◆ DATA SEGMENT:

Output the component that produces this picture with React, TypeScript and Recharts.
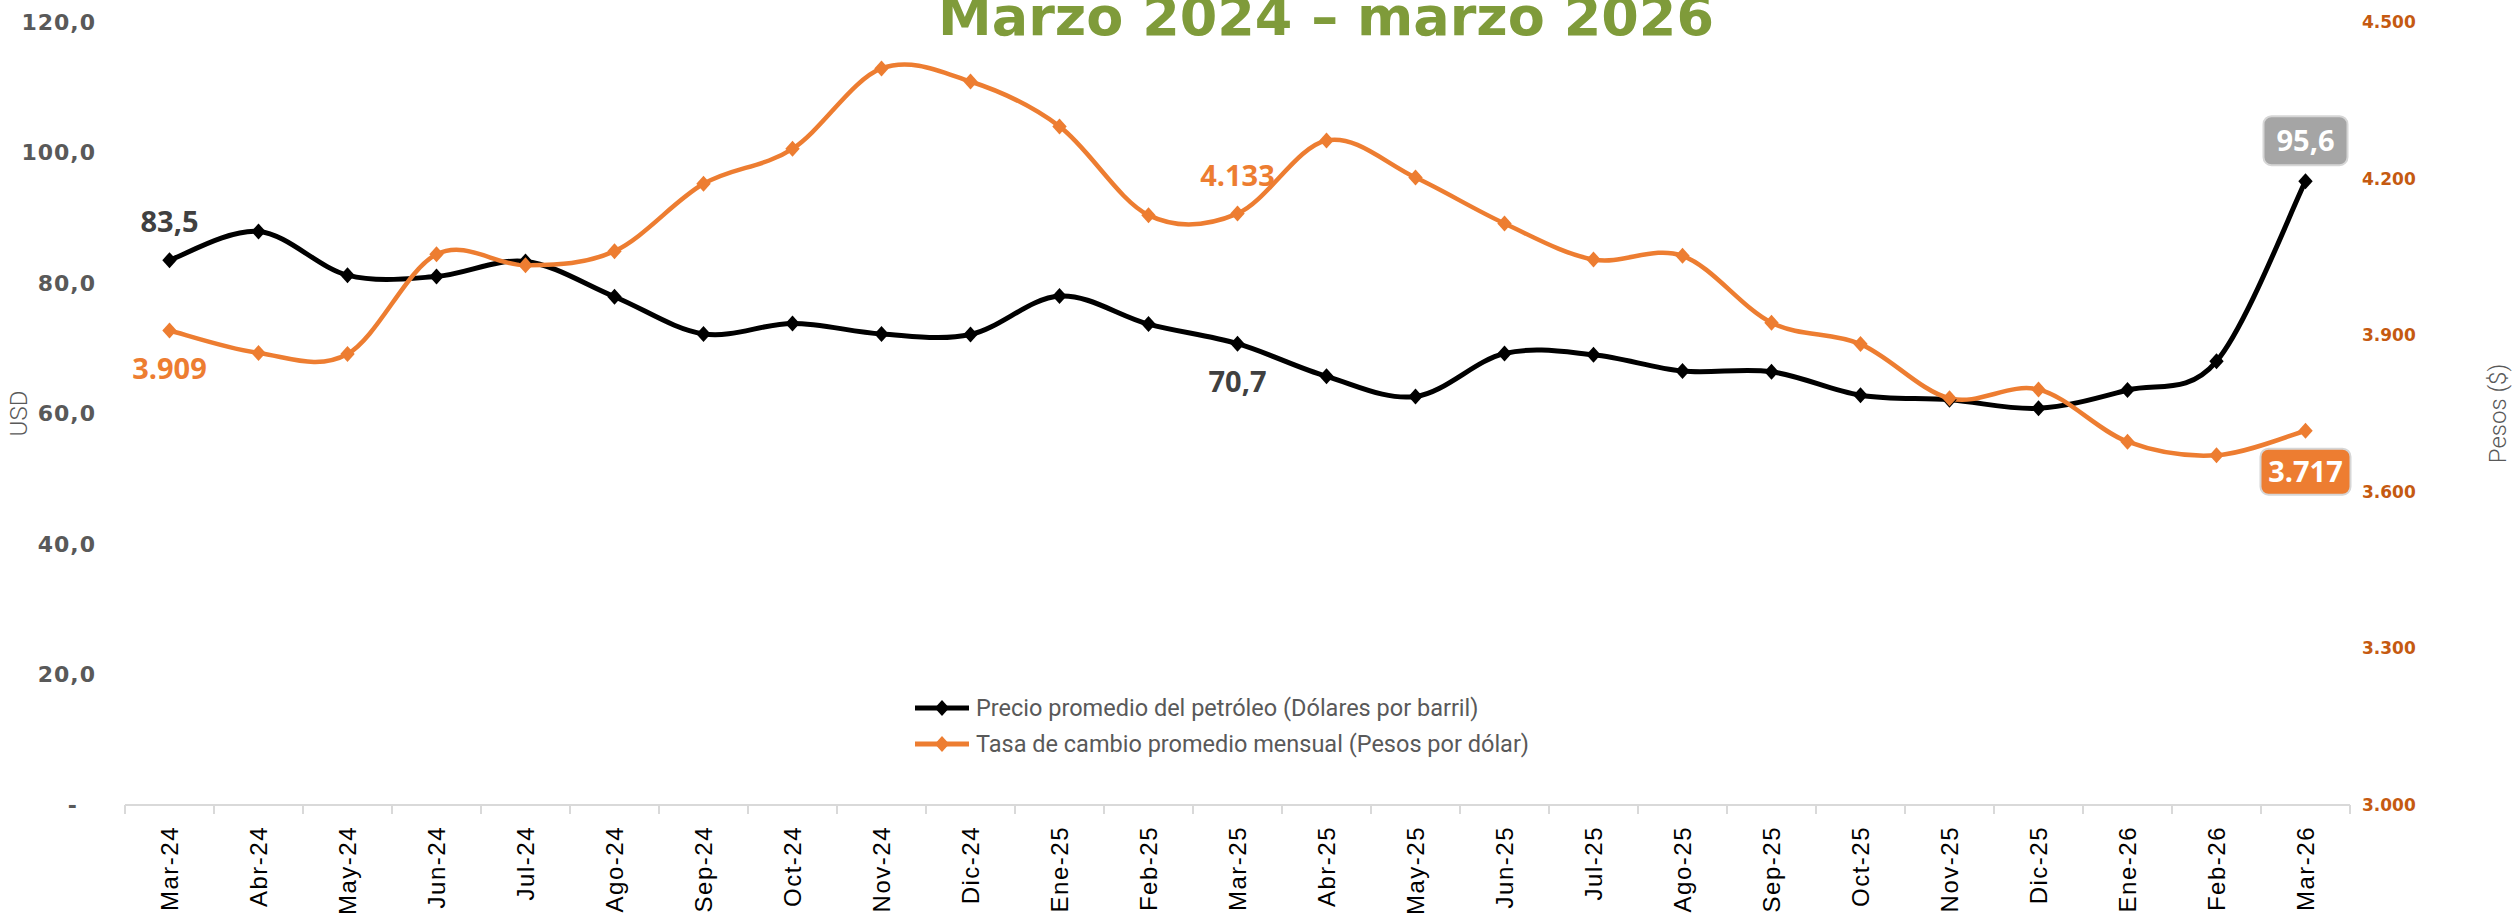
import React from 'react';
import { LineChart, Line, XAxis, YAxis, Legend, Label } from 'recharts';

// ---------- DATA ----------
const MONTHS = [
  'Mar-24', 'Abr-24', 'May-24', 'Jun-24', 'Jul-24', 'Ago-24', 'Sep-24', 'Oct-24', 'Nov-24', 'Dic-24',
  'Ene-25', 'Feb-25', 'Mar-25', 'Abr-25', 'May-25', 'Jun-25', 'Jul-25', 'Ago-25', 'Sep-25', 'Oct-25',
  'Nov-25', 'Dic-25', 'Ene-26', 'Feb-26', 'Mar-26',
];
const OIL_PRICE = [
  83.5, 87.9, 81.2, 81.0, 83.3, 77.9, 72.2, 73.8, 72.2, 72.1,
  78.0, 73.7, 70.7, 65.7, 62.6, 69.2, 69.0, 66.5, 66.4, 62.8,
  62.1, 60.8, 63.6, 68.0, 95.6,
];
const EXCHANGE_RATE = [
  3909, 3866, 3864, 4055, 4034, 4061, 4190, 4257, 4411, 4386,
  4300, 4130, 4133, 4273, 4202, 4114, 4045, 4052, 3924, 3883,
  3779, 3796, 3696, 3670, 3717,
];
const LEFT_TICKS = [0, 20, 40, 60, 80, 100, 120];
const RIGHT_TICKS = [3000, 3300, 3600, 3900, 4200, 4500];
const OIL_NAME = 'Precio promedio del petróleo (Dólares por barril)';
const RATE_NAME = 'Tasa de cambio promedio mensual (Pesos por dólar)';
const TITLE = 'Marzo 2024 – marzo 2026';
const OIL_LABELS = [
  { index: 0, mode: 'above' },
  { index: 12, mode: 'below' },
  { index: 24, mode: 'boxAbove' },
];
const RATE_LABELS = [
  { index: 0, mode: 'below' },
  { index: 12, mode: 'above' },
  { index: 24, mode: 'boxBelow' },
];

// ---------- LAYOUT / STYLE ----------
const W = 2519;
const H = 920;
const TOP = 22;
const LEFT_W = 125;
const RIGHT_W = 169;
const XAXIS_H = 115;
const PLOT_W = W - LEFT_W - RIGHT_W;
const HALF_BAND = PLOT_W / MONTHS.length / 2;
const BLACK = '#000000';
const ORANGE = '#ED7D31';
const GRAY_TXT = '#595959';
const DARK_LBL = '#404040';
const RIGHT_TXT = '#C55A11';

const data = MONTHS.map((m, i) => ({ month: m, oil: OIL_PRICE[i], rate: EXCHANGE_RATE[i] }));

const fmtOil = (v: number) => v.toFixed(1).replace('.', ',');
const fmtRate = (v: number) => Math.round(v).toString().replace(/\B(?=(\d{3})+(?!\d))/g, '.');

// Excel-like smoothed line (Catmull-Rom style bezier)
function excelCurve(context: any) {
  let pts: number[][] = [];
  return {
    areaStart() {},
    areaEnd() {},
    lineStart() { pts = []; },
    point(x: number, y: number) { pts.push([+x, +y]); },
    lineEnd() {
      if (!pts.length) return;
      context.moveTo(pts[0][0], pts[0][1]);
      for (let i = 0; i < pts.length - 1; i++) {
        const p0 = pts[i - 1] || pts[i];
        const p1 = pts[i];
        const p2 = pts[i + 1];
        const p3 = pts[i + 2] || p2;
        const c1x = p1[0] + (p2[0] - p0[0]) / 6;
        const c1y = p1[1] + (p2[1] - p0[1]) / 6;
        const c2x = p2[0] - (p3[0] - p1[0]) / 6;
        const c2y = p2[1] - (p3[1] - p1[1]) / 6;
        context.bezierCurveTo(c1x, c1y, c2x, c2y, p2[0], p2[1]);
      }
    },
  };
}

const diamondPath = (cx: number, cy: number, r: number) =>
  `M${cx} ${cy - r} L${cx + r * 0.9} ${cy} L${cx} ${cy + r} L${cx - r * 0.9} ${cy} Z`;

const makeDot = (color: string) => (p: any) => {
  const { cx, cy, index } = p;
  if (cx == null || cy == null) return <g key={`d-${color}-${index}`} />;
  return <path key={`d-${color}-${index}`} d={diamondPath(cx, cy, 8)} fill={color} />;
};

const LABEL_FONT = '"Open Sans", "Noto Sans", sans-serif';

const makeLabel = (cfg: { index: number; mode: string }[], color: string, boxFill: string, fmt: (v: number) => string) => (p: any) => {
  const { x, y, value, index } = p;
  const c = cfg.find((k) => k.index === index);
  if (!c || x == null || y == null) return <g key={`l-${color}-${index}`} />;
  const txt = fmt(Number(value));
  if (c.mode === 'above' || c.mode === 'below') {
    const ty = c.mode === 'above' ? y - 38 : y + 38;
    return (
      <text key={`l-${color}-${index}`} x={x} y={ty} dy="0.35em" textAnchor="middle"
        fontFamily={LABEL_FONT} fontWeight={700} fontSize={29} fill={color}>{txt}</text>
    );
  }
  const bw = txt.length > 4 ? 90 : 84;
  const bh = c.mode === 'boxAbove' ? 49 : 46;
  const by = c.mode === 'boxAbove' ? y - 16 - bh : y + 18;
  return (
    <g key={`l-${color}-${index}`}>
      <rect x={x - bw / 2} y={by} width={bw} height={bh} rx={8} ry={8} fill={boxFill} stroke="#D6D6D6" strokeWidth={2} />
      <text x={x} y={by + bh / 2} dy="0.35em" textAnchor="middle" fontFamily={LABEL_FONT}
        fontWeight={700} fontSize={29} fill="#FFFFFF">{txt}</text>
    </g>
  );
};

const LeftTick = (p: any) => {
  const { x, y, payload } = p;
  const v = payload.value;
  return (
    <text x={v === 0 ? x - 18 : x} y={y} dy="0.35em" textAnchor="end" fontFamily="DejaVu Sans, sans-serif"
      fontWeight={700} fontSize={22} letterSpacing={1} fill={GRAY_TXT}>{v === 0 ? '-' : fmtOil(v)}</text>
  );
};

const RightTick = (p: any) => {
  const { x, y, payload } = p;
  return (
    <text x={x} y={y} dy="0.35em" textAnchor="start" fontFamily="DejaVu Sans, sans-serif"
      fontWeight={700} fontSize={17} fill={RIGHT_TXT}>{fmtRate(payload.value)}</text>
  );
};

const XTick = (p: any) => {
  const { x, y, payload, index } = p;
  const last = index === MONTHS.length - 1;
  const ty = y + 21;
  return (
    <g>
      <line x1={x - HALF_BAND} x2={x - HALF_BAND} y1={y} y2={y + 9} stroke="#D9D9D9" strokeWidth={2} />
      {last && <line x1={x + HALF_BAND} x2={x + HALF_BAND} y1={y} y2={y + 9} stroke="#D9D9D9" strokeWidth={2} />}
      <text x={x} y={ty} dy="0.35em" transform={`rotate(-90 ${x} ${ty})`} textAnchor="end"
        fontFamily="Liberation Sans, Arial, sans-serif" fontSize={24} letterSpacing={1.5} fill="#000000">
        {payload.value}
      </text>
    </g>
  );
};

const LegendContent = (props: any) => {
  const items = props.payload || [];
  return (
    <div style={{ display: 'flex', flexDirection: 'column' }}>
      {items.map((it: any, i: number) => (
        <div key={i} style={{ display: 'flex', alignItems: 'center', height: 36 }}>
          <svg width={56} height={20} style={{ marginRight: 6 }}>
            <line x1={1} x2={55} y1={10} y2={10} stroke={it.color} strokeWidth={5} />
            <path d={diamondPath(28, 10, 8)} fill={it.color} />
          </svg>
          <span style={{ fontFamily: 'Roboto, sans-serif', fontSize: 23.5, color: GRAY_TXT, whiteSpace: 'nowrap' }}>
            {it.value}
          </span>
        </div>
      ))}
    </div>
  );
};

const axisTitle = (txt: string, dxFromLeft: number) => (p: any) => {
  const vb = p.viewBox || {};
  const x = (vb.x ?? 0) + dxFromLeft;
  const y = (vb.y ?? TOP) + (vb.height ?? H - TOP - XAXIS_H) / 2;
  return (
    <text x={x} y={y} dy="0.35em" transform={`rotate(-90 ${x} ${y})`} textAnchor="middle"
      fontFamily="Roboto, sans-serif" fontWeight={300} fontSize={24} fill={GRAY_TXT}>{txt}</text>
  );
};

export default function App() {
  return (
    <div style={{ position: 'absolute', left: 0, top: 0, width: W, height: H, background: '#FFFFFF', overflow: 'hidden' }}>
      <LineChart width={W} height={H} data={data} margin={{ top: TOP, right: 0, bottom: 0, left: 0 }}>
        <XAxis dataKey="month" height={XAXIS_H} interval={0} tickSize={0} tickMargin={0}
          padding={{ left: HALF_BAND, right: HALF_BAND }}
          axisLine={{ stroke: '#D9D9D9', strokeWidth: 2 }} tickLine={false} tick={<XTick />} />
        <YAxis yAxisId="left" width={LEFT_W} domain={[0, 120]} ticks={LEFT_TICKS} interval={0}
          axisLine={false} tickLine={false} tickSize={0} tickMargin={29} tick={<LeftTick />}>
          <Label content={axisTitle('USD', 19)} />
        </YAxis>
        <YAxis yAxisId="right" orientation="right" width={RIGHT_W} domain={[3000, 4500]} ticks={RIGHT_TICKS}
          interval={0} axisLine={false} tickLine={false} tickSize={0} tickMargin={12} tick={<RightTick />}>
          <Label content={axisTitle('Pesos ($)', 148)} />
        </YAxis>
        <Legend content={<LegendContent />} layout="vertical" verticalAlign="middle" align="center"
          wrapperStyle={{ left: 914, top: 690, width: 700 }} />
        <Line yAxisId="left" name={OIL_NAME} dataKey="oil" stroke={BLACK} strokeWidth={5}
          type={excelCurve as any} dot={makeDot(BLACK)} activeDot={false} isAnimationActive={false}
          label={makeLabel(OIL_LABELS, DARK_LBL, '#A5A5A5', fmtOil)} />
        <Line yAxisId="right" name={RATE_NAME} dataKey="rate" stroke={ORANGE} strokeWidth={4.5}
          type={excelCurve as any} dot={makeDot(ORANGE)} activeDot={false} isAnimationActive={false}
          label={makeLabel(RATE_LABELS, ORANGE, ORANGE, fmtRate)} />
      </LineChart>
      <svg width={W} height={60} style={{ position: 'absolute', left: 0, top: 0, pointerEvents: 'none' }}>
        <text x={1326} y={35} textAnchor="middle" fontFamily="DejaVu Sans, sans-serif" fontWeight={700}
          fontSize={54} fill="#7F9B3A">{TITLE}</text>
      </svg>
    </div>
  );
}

◆ DIRECTIVE:
Output exactly the span of lines from the top of the listing through the line holding "YAxis, Legend, Label", and leave every picture out.

◆ RESPONSE TO THE TASK:
Output the component that produces this picture with React, TypeScript and Recharts.
import React from 'react';
import { LineChart, Line, XAxis, YAxis, Legend, Label } from 'recharts';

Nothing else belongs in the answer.